Return each line of the records holding the string "diagram".

* Exercise input *
↓
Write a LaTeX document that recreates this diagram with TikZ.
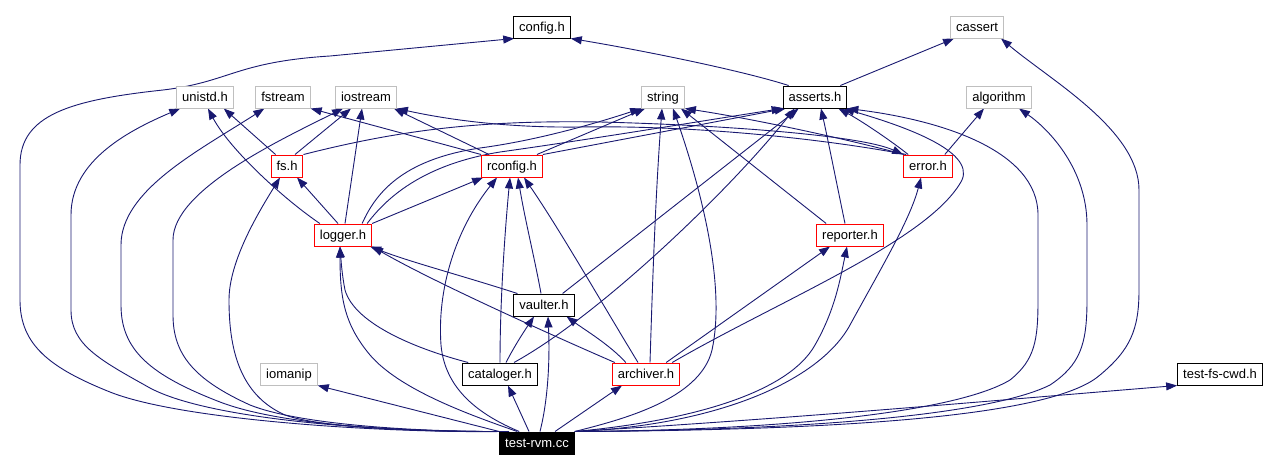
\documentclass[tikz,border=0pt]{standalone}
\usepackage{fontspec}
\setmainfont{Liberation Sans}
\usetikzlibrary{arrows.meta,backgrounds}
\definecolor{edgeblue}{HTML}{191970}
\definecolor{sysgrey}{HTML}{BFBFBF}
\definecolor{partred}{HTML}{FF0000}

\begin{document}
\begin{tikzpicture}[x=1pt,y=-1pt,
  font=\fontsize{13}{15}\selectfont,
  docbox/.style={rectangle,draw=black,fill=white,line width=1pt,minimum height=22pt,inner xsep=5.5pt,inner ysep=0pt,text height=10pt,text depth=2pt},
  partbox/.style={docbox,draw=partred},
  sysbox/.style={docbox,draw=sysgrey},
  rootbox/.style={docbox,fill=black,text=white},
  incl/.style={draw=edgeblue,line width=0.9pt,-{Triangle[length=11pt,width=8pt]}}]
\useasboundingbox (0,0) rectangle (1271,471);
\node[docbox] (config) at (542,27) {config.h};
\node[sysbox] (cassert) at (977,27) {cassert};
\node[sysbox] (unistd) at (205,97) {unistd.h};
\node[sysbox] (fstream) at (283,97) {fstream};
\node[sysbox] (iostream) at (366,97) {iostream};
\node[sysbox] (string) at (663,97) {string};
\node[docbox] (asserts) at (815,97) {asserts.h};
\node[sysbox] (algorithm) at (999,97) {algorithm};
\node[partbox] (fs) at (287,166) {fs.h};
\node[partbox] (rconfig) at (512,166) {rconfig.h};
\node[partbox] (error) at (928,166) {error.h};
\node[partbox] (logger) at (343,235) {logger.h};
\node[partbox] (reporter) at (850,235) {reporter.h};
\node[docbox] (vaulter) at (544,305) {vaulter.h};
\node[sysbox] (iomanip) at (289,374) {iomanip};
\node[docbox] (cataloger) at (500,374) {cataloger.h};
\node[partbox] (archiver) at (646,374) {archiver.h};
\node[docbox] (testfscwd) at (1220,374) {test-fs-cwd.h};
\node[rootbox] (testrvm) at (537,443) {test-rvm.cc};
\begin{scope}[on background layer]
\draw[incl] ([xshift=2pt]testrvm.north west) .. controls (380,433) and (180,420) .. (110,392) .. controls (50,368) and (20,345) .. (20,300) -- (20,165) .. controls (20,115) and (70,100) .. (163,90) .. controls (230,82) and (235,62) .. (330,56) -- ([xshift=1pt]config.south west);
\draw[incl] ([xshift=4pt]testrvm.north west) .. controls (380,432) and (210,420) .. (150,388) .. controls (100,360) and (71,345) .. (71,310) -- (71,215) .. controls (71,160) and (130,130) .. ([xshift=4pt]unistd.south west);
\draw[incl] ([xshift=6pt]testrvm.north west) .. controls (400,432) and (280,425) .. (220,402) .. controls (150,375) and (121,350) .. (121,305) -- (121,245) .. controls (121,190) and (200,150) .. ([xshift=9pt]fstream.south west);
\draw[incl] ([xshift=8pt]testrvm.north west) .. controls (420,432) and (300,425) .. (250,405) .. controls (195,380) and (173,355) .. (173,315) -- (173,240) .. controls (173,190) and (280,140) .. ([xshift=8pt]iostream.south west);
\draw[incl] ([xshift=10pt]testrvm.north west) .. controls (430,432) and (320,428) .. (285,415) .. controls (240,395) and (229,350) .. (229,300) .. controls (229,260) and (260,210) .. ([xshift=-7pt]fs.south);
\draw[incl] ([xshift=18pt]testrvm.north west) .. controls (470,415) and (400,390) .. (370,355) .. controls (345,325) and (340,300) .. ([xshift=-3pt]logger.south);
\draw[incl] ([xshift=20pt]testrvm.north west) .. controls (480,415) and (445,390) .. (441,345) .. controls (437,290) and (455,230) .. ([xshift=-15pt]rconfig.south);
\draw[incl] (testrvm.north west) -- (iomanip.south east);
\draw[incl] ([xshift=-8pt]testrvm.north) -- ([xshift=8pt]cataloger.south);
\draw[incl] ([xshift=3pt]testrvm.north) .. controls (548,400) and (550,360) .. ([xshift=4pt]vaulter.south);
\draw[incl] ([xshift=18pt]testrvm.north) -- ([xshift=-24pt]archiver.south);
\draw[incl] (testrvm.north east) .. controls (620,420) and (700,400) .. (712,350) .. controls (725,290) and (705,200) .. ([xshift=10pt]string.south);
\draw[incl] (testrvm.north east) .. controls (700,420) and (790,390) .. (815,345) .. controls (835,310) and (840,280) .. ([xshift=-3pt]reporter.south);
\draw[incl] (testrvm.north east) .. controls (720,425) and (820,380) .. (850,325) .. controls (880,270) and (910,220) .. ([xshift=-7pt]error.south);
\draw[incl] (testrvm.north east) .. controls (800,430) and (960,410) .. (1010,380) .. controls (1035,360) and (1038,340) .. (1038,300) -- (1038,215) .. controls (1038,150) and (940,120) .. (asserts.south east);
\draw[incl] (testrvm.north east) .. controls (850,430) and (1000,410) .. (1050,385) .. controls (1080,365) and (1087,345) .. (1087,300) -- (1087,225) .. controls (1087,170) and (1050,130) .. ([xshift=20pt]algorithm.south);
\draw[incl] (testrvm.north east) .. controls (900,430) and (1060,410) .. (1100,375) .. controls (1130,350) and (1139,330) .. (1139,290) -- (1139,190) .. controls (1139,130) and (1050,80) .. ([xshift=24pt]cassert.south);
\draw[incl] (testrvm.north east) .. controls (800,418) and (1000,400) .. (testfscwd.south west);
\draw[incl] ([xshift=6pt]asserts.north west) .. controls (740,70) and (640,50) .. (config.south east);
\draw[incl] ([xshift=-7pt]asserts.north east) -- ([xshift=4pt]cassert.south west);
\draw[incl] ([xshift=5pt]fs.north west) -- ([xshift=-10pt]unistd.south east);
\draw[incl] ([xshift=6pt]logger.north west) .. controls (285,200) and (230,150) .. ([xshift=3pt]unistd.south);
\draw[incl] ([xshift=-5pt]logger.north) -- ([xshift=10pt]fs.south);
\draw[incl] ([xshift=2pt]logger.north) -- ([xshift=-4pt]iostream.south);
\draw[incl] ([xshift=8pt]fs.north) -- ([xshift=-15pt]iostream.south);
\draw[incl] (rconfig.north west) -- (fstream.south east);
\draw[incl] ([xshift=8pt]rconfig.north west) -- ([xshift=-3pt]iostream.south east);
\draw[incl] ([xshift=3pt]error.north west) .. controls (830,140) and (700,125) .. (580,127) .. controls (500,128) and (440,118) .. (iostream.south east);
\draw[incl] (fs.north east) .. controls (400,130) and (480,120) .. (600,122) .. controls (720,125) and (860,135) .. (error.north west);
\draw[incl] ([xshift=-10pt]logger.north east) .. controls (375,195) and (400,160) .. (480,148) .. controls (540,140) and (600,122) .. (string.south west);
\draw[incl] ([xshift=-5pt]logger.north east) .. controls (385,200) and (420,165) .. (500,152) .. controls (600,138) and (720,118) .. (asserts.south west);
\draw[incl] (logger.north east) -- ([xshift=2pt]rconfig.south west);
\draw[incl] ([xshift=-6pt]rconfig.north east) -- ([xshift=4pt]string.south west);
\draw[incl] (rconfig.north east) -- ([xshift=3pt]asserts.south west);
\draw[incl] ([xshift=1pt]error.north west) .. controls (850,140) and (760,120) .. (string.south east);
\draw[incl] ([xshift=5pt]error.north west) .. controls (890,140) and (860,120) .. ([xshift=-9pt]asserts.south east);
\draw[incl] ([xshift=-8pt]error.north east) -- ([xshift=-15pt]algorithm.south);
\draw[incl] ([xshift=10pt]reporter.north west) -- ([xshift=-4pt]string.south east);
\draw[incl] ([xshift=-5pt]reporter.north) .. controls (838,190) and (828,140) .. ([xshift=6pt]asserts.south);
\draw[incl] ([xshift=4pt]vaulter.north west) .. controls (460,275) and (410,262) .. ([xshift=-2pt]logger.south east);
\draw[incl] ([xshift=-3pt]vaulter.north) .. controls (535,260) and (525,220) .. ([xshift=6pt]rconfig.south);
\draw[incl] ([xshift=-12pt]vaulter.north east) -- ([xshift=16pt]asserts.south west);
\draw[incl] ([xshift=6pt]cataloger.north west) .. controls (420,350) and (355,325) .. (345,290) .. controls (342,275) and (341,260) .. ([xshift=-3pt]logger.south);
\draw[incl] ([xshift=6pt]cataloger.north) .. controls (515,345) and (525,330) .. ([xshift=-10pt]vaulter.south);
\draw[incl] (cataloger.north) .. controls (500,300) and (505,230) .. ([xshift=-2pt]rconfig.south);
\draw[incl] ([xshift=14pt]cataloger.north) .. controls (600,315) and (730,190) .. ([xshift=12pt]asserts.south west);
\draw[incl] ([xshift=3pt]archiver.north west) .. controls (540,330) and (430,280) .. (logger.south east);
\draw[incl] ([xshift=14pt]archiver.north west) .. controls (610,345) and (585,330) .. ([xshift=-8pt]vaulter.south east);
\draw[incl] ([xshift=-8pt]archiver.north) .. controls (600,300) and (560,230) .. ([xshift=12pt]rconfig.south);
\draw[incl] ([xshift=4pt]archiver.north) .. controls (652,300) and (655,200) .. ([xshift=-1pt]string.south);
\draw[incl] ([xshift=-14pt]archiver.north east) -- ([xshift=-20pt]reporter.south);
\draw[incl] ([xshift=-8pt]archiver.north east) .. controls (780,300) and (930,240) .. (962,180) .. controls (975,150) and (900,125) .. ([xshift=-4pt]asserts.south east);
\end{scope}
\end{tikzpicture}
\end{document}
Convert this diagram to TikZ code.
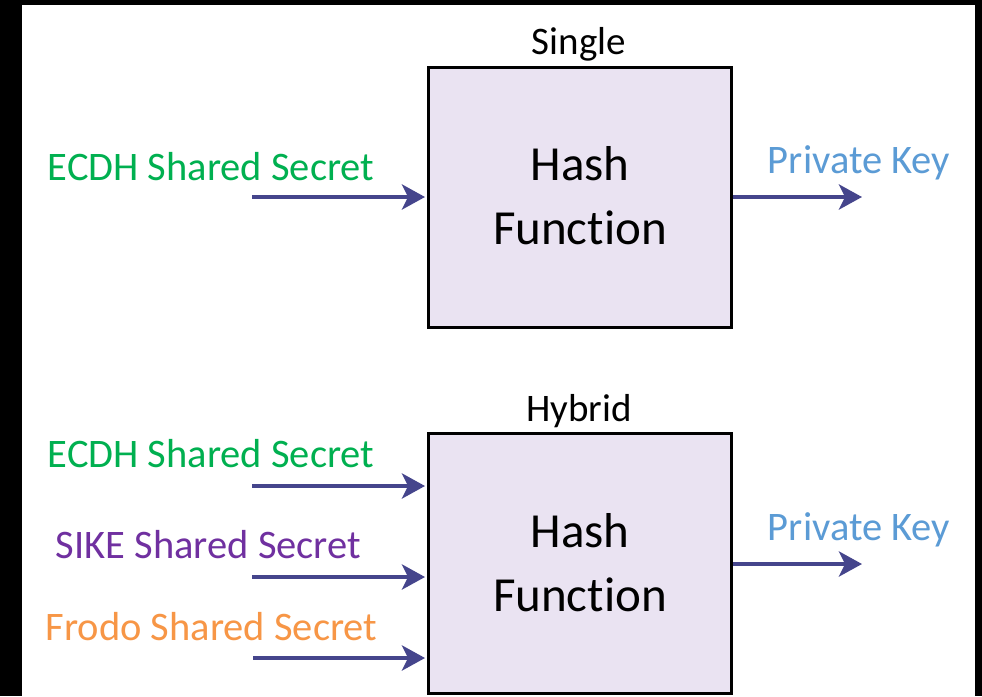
↑
* The result *
Write a LaTeX document that recreates this diagram with TikZ.
Convert this diagram to TikZ code.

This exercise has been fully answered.